About 1,500 co-plaintiffs, including state Rep. Bill Zedler, R–Arlington, and former state Reps. Gary Elkins, Rick Green and Molly White, filed a federal lawsuit against Gov. Greg Abbott and two other state officials over the state’s $295 million contract tracing program.

The lawsuit was filed in the U.S. District Court for the Southern District of Texas by Houston-based attorney Jared Woodfill, CEO of Woodfill Law Firm, PC. It also names the Department of State Health Services (DSHS) and its executive director and commissioner, Phil Wilson and John William Hellerstedt, and the Texas Health and Human Services Commission.

The lawsuit claims the state’s new contact tracing program violates the provisions of the First, Fourth and Fourteenth Amendments.

The DSHS signed a $295 million, 27-month contract with a New York-based tech company, MTX Group headquartered in North Dallas, to undertake an extensive contact tracing program. It initially involves rapidly recruiting, training, mobilizing and managing more than 4,000 tracers.

The term “contact tracing” refers to a process where researchers attempt to identify everyone a confirmed carrier of the coronavirus may have come into contact with, then report on these people to public health authorities and “encourage” them to be tested and/or quarantined.

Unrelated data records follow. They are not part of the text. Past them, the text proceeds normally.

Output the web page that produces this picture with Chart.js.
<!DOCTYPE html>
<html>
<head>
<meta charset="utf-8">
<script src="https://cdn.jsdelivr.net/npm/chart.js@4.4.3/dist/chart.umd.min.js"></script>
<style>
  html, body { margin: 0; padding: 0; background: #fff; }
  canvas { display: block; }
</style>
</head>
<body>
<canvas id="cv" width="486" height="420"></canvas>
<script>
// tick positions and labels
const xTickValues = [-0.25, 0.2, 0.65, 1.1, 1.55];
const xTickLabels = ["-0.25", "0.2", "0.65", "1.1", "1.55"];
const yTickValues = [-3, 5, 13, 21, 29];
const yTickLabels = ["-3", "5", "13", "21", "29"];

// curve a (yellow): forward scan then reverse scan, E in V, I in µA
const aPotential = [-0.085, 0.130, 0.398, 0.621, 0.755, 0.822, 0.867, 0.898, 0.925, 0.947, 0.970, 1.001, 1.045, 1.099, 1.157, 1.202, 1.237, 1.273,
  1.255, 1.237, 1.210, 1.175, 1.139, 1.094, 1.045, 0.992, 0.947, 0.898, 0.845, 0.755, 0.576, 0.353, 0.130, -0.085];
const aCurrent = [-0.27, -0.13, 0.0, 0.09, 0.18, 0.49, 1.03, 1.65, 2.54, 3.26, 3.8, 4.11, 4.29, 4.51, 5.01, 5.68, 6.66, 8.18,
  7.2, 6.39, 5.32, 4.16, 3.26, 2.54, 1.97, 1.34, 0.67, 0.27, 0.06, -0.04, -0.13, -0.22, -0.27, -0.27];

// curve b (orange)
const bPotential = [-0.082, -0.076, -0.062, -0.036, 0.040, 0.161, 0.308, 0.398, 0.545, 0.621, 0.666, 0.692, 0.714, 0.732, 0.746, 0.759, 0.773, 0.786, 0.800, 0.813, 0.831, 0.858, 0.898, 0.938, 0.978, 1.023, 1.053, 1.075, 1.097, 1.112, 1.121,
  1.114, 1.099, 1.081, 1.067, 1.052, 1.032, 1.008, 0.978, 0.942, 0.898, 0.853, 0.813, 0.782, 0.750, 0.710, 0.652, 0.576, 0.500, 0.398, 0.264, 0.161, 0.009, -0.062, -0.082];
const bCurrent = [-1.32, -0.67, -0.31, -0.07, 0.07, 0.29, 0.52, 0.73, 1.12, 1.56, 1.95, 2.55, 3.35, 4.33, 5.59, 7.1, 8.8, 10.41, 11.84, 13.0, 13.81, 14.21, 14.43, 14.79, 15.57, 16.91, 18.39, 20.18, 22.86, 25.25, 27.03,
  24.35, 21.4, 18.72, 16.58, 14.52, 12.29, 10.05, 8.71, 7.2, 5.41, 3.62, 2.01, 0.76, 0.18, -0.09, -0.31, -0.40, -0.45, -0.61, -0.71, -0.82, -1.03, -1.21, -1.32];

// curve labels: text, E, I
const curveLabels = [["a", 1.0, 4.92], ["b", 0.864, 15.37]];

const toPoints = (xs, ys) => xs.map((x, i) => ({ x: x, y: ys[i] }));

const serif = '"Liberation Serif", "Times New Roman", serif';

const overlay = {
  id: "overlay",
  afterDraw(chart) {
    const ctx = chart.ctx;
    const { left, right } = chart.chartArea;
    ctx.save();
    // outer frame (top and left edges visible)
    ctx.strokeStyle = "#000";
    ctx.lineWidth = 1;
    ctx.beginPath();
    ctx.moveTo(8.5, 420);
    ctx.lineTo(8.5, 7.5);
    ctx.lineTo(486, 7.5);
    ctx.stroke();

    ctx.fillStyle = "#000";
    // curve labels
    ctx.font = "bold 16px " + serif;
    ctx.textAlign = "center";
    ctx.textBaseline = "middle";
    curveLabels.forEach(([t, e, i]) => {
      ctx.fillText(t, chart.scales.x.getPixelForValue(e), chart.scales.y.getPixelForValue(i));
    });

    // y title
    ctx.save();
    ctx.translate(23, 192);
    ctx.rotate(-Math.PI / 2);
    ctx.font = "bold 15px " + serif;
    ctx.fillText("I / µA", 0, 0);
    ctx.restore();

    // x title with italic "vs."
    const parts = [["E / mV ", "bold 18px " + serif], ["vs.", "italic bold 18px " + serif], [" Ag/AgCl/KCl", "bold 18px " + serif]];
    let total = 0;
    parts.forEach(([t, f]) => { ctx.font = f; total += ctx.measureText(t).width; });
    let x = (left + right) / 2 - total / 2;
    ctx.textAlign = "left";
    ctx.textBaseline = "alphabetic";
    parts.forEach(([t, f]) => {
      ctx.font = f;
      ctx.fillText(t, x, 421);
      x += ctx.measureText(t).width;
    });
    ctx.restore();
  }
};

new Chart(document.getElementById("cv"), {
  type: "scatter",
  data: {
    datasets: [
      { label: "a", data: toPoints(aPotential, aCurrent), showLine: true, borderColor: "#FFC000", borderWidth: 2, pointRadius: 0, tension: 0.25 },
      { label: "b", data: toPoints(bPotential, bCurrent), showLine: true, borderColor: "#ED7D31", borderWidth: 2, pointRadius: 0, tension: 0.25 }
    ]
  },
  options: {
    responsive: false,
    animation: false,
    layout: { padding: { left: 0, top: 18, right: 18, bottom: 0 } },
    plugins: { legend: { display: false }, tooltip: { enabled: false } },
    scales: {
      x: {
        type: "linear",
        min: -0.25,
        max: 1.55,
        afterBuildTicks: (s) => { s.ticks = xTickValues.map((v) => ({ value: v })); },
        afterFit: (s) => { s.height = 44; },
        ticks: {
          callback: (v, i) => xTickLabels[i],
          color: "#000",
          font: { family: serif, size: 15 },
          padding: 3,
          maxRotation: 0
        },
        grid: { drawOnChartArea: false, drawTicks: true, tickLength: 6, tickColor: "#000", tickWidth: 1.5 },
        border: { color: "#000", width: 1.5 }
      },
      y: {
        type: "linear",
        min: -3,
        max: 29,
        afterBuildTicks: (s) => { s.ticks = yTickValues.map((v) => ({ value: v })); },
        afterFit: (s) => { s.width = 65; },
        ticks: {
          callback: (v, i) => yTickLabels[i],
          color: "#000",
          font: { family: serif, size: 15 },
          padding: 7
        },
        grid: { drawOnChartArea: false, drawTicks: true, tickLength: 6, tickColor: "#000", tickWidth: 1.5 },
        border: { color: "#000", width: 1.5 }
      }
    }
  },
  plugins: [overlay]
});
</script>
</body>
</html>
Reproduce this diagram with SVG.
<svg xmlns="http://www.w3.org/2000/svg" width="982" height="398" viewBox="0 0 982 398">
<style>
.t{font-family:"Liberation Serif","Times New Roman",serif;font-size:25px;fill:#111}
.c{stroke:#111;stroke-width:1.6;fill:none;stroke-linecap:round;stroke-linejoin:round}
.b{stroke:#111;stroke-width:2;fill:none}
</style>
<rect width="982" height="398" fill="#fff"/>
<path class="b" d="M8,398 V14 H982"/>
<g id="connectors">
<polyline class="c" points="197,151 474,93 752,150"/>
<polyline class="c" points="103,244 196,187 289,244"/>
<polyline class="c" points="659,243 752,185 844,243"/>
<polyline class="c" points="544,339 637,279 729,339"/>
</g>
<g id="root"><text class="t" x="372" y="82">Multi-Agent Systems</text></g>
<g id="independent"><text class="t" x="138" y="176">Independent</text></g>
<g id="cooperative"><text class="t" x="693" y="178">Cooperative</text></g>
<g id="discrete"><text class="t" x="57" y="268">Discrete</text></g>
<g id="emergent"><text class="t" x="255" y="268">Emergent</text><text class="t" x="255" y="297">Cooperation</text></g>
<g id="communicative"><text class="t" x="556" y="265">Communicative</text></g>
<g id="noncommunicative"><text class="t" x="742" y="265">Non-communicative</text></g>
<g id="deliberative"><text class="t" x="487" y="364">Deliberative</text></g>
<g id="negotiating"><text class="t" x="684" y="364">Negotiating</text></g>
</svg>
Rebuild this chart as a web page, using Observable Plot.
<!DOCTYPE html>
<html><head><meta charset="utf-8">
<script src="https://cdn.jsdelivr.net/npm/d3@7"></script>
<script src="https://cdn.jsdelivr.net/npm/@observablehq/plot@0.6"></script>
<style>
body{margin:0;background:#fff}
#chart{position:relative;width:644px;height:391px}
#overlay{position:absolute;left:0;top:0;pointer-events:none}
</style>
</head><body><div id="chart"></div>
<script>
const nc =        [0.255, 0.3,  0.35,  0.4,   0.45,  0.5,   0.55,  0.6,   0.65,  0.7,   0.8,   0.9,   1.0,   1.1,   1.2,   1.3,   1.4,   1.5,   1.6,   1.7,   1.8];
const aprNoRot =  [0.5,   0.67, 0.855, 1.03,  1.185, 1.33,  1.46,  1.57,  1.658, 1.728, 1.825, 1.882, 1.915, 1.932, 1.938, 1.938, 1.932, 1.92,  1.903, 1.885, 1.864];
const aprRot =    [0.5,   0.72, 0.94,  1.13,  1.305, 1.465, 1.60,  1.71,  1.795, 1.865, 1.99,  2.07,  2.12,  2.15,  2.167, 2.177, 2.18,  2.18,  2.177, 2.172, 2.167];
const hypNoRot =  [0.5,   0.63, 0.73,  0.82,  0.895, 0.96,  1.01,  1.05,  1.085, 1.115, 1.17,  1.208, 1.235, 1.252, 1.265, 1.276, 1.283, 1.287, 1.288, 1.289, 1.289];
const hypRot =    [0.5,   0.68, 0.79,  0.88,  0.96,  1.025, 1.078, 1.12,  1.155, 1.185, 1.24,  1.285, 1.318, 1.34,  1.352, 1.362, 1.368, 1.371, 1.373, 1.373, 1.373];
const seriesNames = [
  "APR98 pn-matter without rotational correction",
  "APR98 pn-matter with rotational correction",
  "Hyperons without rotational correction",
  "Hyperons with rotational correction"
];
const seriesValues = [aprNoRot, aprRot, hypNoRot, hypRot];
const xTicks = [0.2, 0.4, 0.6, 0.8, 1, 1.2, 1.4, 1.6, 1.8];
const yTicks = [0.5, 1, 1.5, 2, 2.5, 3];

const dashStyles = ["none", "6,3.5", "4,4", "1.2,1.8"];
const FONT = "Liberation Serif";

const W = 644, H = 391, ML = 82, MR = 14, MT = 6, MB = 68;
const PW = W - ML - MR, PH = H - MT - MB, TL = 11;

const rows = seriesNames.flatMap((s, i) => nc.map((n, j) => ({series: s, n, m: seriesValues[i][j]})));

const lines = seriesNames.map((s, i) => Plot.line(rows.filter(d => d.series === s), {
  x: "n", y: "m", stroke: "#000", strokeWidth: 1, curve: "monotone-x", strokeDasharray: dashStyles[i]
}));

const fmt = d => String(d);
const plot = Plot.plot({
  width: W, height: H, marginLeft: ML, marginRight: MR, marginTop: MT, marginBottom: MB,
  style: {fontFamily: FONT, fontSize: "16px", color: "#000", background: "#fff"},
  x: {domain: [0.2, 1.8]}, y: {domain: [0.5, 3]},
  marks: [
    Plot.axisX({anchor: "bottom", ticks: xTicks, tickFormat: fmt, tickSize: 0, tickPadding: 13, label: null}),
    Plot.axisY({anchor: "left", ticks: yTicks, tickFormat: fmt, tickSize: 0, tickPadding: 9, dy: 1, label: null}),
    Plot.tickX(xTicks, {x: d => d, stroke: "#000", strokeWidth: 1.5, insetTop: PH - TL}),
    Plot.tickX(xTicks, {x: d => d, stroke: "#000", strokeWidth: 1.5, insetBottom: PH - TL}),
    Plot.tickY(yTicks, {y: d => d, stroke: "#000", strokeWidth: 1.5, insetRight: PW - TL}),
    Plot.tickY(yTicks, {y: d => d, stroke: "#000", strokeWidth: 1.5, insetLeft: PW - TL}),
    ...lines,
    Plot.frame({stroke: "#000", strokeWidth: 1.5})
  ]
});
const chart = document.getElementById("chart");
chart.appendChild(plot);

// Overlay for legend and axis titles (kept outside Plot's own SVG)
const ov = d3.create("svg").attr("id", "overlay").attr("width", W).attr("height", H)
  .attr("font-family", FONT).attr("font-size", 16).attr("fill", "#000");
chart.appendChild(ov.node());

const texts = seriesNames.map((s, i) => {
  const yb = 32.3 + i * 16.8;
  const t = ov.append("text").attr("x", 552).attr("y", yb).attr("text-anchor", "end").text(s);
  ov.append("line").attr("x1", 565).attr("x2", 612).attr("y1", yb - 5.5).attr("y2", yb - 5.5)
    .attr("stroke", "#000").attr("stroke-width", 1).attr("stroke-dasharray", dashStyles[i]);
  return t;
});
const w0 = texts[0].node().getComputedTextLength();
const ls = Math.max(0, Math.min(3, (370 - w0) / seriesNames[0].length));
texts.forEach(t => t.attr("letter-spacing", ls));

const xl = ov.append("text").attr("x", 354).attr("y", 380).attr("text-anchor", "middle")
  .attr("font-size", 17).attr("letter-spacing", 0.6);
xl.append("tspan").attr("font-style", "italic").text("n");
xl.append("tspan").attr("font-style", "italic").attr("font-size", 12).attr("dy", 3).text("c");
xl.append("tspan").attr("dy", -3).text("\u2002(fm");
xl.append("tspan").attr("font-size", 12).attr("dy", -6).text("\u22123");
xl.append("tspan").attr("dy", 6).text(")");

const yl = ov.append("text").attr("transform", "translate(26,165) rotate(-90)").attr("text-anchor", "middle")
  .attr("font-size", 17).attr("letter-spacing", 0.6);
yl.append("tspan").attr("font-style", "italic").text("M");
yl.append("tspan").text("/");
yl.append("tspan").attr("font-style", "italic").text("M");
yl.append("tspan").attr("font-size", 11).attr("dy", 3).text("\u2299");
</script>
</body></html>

MTX Group recently went 123 percent over budget in a prior project when it was tasked with handling the licensing and regulatory processing for Kentucky's Department of Alcoholic Beverage Control, state Sen. Bob Hall, a major critic of the program, said. It was also chosen after a bidding process that lasted only two days, the plaintiffs say.

State Rep. Brooks Landgraf, R–Odessa, expressed concern that the contract was signed “without any collaboration with the public or the legislature.”

State Sens. Paul Bettencourt and Kel Seliger, and state Reps. Tony Tinderhol, Kyle Biedermann, and Brooks Landgraf also publicly expressed concerns over a surveillance program being implemented without the “consent of the governed,” with no vote by duly elected representatives, no debate, and no legislative oversight.

Instituting massive surveillance without issuing individual warrants infringes on the Fourth Amendment rights of all Texans and is not based on any compelling justification to track their daily movements, the plaintiffs argue.

Tracking and tracing the whereabouts and daily movements of political candidates and office-holders “without their consent, without a warrant, and without adequate justification,” the complaint adds, “would give some an unfair advantage in leaking such information to the media or using in political campaigns near elections.”

Contact tracing includes asking Texans about where they and others have been, and with whom, and monitors their movements through access to their smart phones.

The Texas Health Trace program website says it depends on people who have contracted COVID-19 to sign up for the program, yet confusion remains over how voluntary the program is. MTX Group claims it has already implemented a "learning management system" to train contact tracers about internal technology systems and federal health laws, according to a report by Newsweek.

But there is no means for Texans to opt out of the program who are reported on by others who participate in it, the complaint notes. Someone who voluntarily participate may release another person’s name, participants of a church group or exercise class, or names of people they may have been in the presence of at any given time, “without regard to the privacy rights of those who do not want to be surveilled,” the plaintiffs argue.

Such a model “implies a divergence from traditional practice in favor of digital and surveillance driven tactics,” the complaint states. “As reliance on digital technology replaces interview models, which also raise serious constitutional concerns, serious constitutional and privacy concerns are implicated, including, but not limited to violations of the First and Fourth Amendments to the United States Constitution.”

The parties sued have not released statements on the lawsuit.